San Francisco Mayor Ed Lee is on a campaign to show that the city’s latest tools to combat homeless — its Navigation Centers — are producing results.
Over the last month, Lee has popped up for photo ops at these new shelters and the supportive housing units that go along with them. Behind the scenes, the city's homeless czar, Sam Dodge, has been gathering data to build the case another way -- with numbers.
I met Dodge at the old Civic Center Hotel on 12th Street at Market. He showed me a small room he thinks will save many people's lives. It was nothing special -- just a well-used hotel room with a new coat of paint.
This hotel has been converted into the city’s second Navigation Center. The first is near the 16th Street BART Station in the Mission, and the city is currently planning a third.

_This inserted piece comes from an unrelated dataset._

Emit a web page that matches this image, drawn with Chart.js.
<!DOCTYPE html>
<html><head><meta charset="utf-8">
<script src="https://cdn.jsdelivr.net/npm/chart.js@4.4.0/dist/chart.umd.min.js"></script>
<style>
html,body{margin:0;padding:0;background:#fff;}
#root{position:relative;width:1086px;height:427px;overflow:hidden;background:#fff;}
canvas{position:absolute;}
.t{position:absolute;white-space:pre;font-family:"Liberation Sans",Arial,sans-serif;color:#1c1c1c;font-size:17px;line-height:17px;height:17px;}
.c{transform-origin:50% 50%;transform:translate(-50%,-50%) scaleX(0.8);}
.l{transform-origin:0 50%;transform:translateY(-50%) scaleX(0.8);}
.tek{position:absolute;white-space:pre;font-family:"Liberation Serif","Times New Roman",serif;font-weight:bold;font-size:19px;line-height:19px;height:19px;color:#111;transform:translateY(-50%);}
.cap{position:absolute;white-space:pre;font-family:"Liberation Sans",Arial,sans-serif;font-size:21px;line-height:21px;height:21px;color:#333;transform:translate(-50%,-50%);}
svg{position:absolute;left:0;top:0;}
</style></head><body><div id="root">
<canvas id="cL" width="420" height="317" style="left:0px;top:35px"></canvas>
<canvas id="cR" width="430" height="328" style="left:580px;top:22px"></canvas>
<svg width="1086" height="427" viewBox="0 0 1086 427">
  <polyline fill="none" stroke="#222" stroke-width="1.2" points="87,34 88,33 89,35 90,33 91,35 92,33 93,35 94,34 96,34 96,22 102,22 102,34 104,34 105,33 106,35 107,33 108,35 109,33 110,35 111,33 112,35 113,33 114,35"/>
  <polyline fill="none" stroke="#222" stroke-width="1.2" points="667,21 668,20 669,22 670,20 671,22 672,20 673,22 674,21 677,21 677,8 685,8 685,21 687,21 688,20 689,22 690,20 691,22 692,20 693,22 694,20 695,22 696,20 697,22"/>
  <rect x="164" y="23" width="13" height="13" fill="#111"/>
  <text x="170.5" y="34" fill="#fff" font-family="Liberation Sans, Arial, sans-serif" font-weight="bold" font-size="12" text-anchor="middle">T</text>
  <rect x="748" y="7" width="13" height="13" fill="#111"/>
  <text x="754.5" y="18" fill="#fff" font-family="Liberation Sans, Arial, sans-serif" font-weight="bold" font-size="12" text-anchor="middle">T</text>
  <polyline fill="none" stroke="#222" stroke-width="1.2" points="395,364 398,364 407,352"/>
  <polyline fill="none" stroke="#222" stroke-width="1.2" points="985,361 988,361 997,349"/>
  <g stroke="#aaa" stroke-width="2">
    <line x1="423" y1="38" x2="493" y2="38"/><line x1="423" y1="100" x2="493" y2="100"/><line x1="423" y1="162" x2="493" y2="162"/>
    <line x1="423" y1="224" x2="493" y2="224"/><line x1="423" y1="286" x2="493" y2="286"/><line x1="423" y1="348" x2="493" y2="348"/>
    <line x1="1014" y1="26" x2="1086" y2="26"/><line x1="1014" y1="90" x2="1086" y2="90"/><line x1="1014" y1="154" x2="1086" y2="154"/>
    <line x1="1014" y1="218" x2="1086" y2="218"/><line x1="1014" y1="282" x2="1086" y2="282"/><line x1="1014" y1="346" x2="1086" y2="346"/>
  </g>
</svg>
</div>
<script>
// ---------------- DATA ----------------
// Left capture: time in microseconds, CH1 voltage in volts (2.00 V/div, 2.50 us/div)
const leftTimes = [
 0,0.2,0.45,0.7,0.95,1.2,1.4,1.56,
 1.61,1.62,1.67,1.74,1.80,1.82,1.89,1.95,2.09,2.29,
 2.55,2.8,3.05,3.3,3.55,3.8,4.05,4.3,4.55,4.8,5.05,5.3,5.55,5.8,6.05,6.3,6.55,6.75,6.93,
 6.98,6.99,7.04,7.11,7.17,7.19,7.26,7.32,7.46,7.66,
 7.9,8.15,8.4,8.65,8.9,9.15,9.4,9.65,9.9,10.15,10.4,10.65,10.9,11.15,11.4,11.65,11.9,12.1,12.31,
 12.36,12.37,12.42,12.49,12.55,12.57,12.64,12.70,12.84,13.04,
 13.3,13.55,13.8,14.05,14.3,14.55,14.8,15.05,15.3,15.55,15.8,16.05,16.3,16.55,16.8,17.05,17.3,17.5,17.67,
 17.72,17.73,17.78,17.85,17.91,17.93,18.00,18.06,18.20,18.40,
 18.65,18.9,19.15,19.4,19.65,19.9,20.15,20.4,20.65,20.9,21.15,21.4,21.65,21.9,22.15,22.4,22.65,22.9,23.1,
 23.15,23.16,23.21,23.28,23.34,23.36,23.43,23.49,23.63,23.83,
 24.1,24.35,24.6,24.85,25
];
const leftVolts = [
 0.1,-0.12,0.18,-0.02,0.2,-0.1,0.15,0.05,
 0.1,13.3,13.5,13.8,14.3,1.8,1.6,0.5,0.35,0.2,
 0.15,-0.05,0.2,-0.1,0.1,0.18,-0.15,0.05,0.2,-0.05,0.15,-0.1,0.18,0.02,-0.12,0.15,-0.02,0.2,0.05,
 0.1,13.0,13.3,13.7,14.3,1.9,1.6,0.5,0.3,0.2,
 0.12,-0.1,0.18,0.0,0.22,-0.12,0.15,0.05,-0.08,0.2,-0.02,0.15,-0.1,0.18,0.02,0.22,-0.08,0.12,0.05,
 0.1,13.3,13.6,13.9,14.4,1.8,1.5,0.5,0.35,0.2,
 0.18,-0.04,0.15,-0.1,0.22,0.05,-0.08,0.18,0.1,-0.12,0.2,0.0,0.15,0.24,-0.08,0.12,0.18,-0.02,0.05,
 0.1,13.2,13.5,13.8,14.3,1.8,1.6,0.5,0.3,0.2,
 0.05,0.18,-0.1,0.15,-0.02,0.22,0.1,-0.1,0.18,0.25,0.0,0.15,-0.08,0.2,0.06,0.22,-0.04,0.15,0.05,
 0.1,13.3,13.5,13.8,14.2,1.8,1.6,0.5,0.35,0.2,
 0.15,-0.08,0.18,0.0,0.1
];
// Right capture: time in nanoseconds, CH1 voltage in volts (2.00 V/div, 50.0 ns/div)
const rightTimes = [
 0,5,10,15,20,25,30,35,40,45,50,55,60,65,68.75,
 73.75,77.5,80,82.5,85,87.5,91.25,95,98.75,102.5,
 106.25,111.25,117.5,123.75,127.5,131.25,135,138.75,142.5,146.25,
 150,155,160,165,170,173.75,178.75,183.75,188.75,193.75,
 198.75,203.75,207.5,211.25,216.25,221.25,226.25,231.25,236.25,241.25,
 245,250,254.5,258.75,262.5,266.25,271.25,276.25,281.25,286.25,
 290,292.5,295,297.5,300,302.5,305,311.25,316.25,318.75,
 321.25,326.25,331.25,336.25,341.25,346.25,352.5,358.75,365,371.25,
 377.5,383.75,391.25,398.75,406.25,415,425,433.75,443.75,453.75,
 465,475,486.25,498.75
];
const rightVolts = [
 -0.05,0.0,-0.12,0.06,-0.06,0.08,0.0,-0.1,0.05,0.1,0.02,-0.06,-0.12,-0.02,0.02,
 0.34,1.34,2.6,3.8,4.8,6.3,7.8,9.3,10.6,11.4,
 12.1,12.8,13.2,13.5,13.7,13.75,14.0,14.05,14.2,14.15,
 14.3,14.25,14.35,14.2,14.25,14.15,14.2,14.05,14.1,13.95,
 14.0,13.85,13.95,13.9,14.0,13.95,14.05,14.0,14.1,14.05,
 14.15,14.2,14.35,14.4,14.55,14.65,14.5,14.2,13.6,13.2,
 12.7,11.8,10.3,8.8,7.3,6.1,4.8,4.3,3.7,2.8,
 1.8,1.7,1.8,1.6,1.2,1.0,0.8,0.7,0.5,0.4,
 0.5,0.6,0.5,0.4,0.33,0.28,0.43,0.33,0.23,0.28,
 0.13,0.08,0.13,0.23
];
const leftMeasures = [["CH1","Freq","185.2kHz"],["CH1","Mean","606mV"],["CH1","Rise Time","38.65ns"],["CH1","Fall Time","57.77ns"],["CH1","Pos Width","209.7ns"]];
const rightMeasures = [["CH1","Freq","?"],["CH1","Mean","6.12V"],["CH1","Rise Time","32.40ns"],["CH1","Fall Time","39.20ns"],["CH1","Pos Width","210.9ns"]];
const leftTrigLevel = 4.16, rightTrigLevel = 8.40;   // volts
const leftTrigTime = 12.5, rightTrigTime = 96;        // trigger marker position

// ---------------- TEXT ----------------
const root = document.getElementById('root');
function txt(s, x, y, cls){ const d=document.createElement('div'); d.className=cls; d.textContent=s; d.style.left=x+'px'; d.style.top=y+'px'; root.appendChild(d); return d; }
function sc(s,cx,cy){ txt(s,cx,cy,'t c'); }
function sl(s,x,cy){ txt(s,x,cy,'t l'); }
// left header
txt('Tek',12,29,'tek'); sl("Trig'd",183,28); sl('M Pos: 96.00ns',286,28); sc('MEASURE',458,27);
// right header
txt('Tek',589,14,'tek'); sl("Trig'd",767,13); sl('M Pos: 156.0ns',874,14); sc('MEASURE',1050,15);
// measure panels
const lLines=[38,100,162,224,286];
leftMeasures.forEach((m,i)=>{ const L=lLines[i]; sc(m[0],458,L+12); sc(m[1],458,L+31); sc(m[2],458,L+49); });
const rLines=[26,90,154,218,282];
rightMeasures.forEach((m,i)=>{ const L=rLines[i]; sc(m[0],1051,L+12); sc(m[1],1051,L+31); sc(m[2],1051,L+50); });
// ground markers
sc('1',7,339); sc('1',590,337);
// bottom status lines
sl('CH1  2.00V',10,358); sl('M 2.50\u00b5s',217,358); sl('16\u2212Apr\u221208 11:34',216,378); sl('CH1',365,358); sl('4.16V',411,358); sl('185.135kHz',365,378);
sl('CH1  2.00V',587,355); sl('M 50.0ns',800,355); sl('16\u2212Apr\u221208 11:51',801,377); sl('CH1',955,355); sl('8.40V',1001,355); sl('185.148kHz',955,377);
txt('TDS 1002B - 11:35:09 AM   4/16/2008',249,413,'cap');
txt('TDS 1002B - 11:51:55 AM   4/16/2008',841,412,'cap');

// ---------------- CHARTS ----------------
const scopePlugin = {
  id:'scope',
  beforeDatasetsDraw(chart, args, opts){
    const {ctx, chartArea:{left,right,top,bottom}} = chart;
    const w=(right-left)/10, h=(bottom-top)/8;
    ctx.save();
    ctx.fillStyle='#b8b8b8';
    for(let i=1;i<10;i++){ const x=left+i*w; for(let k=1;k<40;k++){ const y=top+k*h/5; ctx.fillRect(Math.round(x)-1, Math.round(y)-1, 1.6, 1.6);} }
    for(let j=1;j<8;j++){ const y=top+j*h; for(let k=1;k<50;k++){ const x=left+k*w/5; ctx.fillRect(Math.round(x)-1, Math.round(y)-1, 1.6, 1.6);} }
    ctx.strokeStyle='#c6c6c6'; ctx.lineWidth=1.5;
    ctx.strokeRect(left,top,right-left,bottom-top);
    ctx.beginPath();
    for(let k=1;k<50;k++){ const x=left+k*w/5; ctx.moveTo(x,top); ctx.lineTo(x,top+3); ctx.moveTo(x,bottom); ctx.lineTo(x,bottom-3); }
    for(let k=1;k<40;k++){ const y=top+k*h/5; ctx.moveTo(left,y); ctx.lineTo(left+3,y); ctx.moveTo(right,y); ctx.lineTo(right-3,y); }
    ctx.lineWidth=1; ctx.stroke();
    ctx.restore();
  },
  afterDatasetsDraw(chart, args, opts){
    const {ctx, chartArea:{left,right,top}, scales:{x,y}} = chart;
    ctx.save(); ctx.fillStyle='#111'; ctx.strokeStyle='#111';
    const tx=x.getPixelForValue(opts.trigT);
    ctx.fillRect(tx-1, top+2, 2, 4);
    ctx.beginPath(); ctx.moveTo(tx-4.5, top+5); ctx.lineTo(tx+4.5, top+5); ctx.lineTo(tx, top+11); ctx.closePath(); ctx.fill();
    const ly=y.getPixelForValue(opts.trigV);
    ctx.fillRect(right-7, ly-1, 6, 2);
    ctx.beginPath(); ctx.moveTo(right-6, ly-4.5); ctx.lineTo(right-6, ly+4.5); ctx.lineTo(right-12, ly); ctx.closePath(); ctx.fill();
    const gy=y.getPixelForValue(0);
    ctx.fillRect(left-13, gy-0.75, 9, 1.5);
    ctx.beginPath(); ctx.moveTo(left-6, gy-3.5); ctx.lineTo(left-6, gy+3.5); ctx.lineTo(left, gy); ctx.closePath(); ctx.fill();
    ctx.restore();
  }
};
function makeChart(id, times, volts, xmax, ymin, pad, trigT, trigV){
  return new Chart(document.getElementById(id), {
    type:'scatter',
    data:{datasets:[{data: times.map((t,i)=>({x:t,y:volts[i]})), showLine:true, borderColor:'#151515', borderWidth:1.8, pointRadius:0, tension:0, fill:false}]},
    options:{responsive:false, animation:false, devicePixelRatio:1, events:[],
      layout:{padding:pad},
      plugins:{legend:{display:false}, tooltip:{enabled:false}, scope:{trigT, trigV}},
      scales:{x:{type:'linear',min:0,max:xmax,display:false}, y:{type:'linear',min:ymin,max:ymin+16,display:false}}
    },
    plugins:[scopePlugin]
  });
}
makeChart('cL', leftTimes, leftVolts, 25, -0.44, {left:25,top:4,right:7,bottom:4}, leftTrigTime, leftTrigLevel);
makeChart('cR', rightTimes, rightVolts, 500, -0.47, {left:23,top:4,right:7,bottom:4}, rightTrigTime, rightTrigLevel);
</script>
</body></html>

At these new shelters the homeless can come for a few months to sign up for benefits and get on a path to housing. The city is buying up other old hotels to accommodate the homeless coming out of these shelters. “Absent this kind of intensive intervention,” Dodge says, “they are going to die on the street.”
The stakes are high for Dodge, who last October became the director of the city's Housing Opportunity, Partnerships and Engagement. The city is spending $241 million a year on homelessness, and Mayor Lee is counting on Dodge to make the Navigation Centers successful and to show voters the city can tackle an issue that has plagued it for decades. Everyone, Dodge says, is watching.